» Aim of the task
Pull out every line below containing the word "diagram".

» Records for processing
(begin)
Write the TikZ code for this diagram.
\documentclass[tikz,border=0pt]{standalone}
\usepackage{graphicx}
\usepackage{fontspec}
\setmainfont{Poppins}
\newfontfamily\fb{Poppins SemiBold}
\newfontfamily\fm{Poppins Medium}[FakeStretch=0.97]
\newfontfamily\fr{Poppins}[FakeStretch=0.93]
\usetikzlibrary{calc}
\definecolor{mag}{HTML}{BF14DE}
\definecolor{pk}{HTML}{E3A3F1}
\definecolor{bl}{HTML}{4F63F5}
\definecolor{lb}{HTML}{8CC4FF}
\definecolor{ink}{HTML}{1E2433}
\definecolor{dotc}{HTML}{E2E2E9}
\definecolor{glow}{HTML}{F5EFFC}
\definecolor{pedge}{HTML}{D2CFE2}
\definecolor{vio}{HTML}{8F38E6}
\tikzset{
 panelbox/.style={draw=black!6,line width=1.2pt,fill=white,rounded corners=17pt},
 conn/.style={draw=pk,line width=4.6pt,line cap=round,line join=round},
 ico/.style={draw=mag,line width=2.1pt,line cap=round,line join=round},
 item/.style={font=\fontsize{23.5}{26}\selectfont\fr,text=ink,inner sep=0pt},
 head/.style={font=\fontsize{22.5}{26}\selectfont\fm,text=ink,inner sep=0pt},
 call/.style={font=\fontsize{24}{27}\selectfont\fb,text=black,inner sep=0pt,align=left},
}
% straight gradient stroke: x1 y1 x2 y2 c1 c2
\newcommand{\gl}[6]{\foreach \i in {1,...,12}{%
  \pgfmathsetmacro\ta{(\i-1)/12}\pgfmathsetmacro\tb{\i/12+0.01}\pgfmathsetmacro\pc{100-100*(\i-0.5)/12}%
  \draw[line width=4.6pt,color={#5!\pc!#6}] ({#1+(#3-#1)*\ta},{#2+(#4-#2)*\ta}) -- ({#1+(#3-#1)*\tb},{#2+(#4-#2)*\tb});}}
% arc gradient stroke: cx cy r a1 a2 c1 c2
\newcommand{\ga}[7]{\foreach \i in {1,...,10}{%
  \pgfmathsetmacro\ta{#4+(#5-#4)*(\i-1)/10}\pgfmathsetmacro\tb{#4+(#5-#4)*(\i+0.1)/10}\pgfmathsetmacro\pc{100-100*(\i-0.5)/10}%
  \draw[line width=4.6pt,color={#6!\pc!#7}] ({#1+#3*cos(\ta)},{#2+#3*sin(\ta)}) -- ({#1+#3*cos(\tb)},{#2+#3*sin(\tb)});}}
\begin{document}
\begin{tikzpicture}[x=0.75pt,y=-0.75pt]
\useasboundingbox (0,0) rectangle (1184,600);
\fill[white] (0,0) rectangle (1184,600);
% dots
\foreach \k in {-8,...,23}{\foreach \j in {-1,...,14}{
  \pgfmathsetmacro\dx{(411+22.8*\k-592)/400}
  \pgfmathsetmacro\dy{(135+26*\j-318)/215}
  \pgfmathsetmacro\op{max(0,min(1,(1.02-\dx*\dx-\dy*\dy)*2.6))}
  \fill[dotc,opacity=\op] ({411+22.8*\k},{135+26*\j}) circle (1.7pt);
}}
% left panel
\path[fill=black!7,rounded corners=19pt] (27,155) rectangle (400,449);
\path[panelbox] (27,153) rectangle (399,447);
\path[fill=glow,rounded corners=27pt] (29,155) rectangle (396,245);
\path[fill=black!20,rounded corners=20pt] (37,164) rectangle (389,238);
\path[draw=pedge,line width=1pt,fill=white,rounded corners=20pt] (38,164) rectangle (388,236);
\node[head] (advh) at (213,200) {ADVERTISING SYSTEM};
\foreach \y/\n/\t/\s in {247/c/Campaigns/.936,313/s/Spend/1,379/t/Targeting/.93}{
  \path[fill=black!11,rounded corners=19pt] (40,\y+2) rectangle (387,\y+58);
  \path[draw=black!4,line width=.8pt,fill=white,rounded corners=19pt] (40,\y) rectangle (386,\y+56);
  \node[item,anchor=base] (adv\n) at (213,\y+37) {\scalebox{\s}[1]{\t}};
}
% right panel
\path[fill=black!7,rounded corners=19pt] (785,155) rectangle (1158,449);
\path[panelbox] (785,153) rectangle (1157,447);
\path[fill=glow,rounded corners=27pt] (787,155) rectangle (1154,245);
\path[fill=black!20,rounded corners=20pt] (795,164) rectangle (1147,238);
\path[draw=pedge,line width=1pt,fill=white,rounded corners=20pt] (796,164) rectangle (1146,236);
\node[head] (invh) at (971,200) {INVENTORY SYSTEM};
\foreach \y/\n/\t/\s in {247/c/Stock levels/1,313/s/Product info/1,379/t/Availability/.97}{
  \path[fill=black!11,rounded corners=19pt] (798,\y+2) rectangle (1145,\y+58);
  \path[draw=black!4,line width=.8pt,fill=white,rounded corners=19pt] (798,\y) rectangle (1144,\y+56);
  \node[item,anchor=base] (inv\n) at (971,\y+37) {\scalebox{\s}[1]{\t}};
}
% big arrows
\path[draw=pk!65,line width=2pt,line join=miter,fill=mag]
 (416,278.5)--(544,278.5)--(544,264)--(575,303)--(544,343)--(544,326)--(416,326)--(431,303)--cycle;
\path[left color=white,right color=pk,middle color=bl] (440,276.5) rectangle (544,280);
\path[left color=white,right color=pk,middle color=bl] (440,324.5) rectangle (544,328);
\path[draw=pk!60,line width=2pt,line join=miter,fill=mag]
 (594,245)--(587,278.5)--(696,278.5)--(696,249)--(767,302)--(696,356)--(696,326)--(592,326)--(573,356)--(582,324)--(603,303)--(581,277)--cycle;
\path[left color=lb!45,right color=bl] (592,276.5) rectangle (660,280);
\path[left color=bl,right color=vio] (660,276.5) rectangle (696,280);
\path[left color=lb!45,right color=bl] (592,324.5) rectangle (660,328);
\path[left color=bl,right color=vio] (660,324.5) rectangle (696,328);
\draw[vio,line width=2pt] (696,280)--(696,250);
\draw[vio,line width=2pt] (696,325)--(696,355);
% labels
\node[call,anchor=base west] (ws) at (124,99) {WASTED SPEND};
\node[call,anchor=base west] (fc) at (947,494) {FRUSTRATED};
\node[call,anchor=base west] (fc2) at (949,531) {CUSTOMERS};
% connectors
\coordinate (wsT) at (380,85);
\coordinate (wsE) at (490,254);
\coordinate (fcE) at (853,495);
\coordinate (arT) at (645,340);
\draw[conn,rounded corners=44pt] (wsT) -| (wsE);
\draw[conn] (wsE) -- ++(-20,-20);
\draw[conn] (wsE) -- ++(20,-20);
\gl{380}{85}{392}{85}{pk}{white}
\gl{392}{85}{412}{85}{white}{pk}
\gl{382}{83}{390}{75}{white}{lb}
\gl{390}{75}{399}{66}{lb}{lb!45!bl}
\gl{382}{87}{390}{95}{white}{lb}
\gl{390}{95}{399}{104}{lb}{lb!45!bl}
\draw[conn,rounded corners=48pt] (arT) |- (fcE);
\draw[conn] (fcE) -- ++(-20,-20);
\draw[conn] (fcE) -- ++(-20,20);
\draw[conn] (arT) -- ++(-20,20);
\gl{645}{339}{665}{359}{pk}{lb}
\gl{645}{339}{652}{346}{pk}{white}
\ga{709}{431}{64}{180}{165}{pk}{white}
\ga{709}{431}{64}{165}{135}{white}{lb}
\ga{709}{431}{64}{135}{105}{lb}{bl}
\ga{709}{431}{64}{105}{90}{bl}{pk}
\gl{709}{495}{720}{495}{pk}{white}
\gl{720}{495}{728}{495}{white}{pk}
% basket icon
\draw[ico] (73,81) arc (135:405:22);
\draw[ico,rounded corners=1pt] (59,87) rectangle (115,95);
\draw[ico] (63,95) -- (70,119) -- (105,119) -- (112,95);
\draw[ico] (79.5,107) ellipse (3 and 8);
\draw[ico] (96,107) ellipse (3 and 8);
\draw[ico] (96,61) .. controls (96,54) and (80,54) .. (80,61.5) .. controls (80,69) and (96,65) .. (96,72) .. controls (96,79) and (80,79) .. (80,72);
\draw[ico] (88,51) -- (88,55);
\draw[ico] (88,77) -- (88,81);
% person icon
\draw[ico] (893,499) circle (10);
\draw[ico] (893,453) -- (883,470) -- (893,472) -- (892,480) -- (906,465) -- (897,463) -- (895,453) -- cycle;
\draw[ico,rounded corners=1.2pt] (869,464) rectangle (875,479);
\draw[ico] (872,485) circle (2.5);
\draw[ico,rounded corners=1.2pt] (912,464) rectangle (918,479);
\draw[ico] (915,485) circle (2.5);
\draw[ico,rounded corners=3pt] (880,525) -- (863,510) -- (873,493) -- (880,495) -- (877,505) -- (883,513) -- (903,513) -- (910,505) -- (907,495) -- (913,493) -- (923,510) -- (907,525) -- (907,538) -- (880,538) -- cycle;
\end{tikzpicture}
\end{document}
(end)
(begin)
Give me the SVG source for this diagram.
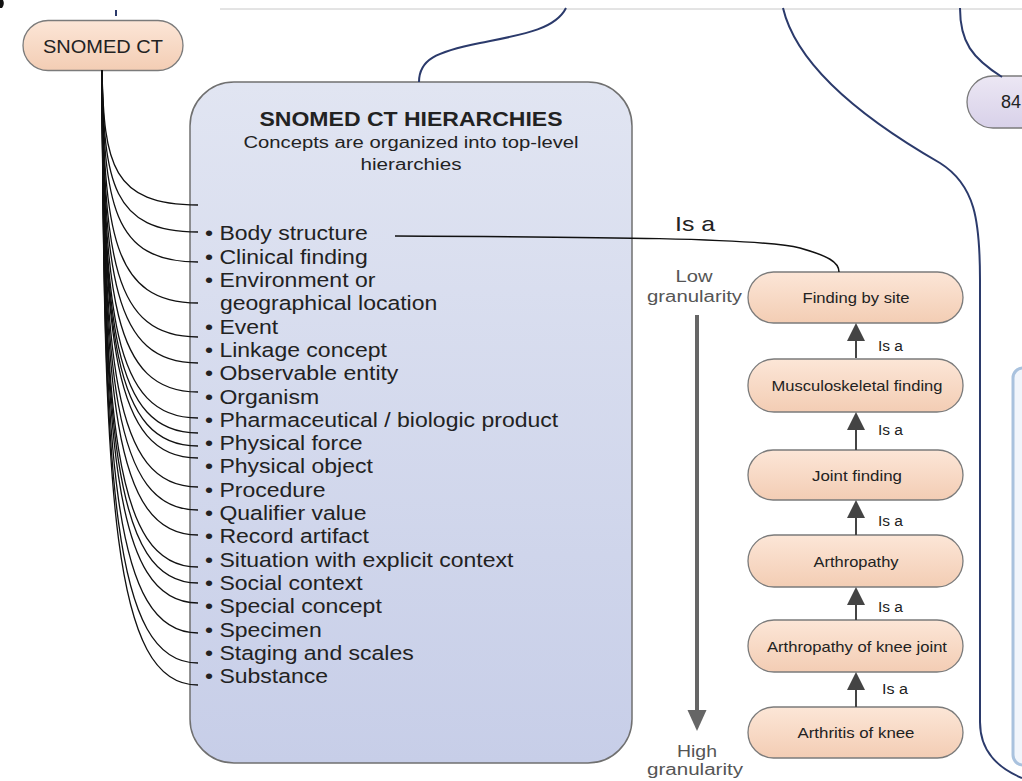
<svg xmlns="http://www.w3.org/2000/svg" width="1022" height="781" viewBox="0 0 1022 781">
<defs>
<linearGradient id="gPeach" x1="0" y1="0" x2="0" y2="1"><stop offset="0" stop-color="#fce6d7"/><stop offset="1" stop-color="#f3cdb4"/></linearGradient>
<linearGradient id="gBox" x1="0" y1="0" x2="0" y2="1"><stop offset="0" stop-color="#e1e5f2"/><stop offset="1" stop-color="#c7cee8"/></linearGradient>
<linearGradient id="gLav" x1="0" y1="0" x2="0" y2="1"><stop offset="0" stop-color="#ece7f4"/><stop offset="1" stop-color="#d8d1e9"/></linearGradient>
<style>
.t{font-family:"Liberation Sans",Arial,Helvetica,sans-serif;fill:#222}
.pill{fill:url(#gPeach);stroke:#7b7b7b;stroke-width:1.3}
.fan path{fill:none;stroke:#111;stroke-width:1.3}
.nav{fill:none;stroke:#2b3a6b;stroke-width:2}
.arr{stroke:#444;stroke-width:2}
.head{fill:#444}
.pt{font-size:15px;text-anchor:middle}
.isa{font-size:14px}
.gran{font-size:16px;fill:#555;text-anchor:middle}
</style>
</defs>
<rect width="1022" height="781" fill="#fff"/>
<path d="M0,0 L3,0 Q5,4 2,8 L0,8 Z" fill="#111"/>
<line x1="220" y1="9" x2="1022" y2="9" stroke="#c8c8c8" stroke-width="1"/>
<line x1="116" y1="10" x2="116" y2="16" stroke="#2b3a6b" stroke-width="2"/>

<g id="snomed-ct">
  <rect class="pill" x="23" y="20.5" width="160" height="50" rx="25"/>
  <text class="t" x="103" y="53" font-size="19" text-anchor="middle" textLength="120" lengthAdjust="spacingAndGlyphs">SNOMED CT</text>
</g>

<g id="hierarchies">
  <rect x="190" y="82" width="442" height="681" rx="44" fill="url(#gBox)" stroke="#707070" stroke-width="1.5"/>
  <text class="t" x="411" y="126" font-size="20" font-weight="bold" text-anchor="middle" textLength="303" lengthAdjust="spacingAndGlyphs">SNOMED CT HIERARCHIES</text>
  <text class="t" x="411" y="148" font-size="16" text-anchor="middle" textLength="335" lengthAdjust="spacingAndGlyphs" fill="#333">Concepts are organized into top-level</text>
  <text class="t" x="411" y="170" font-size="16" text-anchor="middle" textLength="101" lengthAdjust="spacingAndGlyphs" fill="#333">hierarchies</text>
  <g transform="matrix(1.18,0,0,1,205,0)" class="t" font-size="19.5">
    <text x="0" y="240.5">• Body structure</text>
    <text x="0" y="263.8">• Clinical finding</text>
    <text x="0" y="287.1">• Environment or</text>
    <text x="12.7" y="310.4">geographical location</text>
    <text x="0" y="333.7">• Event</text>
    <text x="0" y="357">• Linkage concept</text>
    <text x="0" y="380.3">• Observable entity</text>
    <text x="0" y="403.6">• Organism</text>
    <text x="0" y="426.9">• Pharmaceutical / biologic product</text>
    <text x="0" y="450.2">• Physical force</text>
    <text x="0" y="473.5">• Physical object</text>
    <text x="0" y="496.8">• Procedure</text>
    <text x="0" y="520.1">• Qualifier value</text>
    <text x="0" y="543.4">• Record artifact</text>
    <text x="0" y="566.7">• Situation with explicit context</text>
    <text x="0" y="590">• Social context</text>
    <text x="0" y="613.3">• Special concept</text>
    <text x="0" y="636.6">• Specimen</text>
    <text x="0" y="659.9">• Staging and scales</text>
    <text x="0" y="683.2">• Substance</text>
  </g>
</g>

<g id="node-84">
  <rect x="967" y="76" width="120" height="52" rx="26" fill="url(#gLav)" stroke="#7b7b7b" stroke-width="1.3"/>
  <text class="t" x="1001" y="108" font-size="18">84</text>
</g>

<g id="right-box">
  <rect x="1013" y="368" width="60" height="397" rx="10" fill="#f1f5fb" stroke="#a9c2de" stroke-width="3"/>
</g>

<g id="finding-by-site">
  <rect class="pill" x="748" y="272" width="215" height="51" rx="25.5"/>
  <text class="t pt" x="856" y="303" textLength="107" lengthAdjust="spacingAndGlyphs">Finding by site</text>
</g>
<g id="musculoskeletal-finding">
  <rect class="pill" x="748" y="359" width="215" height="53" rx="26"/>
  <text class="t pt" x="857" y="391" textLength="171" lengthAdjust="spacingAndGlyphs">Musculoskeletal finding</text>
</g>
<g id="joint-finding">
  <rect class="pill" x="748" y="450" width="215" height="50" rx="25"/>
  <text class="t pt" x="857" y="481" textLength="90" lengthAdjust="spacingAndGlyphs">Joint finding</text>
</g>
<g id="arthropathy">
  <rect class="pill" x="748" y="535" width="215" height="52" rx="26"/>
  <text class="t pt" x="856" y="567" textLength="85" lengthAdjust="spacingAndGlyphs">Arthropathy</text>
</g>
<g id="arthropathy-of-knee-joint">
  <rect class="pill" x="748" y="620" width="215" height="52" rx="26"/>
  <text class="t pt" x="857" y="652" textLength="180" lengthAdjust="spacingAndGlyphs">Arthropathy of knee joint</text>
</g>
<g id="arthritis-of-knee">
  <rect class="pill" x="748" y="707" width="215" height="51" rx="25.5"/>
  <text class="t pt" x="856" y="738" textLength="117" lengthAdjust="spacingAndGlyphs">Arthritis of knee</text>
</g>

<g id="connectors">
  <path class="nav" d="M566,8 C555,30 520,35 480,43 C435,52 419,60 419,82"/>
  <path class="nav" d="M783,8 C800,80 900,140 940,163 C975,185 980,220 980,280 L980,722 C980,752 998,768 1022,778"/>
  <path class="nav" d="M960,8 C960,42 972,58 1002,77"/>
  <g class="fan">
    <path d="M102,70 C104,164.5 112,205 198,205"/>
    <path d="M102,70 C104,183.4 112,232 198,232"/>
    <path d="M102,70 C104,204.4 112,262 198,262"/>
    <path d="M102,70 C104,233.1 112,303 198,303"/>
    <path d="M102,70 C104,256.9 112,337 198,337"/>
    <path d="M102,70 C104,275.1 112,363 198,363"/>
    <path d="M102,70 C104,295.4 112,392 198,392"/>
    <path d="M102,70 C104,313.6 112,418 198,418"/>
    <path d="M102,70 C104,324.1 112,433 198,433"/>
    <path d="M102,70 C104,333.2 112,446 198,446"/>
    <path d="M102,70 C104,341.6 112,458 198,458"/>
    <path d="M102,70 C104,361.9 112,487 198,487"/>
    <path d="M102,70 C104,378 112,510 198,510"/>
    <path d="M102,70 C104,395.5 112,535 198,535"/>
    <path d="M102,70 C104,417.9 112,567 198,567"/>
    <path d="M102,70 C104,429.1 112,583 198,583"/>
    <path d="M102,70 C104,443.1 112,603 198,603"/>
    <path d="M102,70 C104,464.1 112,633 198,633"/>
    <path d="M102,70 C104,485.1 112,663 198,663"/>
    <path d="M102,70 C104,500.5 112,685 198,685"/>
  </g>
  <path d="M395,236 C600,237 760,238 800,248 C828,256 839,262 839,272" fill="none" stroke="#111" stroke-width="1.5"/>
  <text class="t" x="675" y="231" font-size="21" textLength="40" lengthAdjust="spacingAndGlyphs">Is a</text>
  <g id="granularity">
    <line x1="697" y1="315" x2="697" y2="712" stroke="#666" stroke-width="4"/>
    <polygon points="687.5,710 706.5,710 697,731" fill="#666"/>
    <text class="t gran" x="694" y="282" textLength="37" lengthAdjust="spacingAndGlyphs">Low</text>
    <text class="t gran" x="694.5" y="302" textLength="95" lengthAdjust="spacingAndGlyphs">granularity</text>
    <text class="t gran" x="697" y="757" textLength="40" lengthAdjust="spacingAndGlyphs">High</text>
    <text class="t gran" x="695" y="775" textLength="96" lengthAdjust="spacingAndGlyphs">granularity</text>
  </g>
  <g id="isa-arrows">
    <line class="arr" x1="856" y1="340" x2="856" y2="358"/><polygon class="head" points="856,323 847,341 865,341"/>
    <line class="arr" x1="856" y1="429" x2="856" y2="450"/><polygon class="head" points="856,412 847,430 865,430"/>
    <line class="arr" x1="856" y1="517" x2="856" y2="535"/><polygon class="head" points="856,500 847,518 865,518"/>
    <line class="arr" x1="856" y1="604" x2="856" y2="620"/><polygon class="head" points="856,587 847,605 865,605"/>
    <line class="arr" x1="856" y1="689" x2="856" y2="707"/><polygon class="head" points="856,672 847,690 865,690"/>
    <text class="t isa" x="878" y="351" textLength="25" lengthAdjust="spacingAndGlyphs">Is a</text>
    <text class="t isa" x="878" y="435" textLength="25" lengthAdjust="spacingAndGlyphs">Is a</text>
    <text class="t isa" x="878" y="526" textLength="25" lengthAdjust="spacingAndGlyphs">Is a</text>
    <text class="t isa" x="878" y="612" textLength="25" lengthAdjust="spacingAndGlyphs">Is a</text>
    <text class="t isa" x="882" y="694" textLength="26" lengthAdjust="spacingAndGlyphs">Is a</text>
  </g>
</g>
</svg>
(end)
» Output
Write the TikZ code for this diagram.
Give me the SVG source for this diagram.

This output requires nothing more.